#### Source material ####
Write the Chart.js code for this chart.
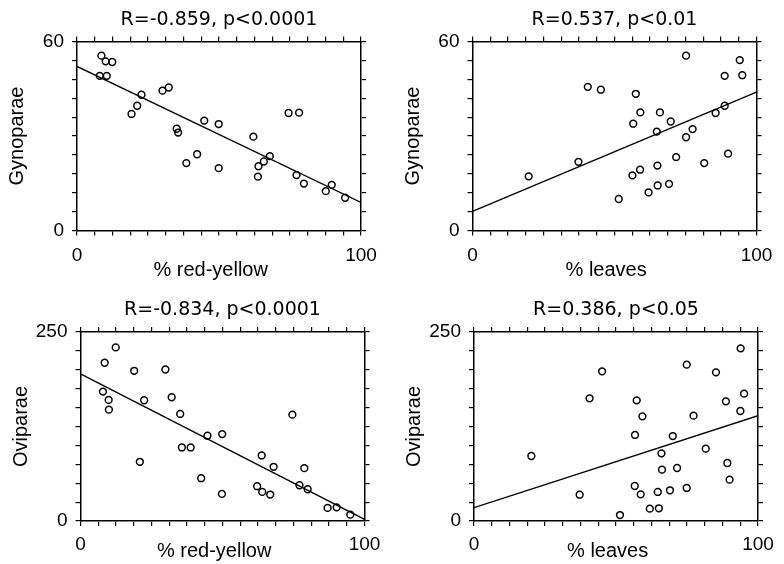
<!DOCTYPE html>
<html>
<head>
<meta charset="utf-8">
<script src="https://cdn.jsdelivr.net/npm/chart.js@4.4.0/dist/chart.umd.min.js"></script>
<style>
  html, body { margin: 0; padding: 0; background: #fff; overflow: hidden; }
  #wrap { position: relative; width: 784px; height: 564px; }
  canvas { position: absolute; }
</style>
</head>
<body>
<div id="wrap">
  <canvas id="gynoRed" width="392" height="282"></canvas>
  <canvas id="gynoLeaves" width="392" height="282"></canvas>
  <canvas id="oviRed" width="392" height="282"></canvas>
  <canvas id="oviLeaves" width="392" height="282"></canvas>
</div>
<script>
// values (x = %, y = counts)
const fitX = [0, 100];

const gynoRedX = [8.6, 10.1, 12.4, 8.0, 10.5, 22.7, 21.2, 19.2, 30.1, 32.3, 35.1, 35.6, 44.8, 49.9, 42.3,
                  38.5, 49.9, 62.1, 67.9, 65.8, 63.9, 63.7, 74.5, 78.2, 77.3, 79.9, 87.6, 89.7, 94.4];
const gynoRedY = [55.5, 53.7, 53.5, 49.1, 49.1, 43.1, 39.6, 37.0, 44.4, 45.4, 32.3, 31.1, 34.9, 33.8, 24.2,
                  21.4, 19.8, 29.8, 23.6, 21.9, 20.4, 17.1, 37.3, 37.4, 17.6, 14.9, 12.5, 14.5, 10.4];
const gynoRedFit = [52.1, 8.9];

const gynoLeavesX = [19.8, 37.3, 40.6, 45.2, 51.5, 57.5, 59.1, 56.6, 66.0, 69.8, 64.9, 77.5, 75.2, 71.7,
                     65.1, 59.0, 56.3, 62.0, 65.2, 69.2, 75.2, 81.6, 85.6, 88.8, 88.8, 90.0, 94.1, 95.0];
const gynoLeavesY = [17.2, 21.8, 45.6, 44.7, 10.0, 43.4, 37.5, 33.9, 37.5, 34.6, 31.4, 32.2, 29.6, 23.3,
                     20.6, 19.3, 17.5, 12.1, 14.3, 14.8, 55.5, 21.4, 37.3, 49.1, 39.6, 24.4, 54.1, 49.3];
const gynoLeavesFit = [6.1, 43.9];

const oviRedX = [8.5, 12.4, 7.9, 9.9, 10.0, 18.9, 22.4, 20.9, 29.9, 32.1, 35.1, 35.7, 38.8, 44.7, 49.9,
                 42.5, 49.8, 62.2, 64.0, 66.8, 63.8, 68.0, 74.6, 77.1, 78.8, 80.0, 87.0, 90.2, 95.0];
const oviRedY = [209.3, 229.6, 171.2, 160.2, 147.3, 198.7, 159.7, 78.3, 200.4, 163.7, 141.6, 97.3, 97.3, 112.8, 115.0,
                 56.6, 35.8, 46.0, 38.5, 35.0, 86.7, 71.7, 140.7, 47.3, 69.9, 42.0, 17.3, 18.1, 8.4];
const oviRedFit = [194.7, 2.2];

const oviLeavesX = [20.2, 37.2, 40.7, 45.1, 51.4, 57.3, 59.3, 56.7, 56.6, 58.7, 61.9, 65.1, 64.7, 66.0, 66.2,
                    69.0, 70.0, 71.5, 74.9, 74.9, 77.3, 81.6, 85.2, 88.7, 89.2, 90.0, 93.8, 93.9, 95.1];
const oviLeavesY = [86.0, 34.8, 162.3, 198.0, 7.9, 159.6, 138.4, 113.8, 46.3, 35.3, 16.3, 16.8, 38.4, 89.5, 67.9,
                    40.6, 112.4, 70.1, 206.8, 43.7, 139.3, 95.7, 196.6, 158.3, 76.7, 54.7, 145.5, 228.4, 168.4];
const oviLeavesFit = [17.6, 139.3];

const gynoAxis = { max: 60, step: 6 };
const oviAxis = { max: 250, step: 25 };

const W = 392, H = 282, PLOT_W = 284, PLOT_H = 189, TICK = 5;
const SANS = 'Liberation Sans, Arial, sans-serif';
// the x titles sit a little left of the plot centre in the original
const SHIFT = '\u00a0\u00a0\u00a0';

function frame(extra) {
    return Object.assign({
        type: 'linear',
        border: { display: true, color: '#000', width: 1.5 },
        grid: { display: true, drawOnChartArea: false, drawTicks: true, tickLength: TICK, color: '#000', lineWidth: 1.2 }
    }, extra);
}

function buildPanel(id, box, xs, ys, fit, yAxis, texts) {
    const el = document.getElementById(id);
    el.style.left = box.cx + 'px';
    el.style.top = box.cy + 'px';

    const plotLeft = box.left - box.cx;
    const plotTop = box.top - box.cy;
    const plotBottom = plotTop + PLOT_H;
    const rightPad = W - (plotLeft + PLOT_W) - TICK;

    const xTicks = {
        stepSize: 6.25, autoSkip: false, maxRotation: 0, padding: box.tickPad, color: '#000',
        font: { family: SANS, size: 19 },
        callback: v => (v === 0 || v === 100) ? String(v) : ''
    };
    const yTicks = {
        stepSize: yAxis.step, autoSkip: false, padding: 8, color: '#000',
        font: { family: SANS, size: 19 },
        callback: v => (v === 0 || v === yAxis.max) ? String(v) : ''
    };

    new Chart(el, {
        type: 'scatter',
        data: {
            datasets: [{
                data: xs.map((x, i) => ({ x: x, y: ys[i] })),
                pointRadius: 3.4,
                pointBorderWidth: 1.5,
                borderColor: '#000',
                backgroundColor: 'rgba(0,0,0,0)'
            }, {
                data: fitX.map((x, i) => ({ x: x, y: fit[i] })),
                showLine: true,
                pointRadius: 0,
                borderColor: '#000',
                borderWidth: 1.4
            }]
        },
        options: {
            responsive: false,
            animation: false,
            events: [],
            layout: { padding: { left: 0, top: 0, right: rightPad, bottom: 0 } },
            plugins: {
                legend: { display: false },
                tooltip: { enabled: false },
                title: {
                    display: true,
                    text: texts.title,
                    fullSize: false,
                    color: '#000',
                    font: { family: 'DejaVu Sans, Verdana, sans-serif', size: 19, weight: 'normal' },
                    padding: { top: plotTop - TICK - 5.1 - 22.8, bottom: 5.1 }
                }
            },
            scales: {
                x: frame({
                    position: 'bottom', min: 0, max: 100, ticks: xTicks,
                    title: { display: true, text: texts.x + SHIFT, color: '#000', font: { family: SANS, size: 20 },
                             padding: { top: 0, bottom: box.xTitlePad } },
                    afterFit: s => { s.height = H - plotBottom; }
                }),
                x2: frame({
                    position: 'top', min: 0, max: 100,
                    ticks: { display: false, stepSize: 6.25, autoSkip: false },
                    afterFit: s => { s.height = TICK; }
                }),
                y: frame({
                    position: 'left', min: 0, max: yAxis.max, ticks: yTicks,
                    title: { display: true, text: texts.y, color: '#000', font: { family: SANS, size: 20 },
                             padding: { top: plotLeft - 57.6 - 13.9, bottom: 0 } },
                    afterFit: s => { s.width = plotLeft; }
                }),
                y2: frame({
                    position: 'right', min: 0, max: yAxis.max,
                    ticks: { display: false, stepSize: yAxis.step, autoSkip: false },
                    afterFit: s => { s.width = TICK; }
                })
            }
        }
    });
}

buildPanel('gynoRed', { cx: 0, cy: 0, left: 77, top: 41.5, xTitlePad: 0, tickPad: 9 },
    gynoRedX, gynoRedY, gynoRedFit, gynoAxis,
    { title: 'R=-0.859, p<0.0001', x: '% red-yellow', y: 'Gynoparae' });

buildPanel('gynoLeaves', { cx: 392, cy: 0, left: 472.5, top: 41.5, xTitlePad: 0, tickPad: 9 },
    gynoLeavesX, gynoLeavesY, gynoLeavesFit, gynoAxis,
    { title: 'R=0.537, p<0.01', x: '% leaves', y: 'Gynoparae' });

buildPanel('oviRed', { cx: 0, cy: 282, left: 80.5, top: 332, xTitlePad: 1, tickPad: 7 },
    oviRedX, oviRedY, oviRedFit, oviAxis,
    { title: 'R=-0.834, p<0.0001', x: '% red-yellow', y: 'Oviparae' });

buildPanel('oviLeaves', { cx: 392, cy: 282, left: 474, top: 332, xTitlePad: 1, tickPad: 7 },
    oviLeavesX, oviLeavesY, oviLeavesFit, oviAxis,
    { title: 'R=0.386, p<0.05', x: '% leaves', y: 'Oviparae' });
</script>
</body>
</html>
####
#### Source material ####
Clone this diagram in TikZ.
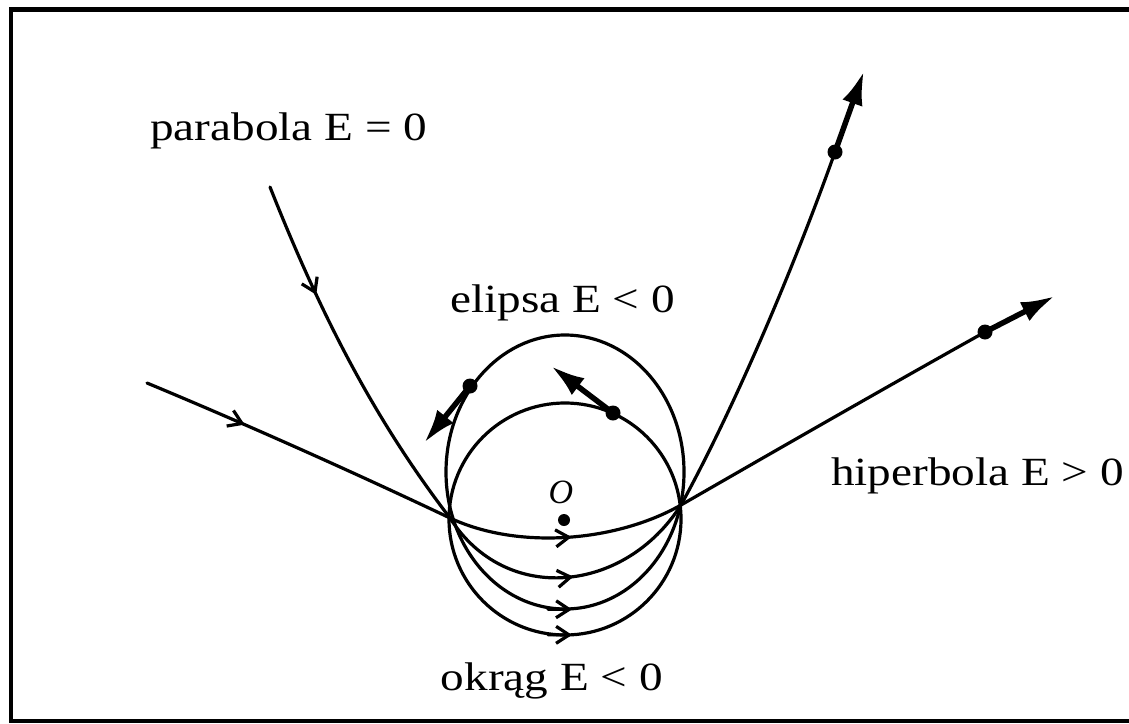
####
Problem to solve. Do not copy any pictures. Retype exactly the stretch from the line with "Write the Chart.js code for this chart." through the line with "const fitX = [0, 100];".

Correct response.
Write the Chart.js code for this chart.
<!DOCTYPE html>
<html>
<head>
<meta charset="utf-8">
<script src="https://cdn.jsdelivr.net/npm/chart.js@4.4.0/dist/chart.umd.min.js"></script>
<style>
  html, body { margin: 0; padding: 0; background: #fff; overflow: hidden; }
  #wrap { position: relative; width: 784px; height: 564px; }
  canvas { position: absolute; }
</style>
</head>
<body>
<div id="wrap">
  <canvas id="gynoRed" width="392" height="282"></canvas>
  <canvas id="gynoLeaves" width="392" height="282"></canvas>
  <canvas id="oviRed" width="392" height="282"></canvas>
  <canvas id="oviLeaves" width="392" height="282"></canvas>
</div>
<script>
// values (x = %, y = counts)
const fitX = [0, 100];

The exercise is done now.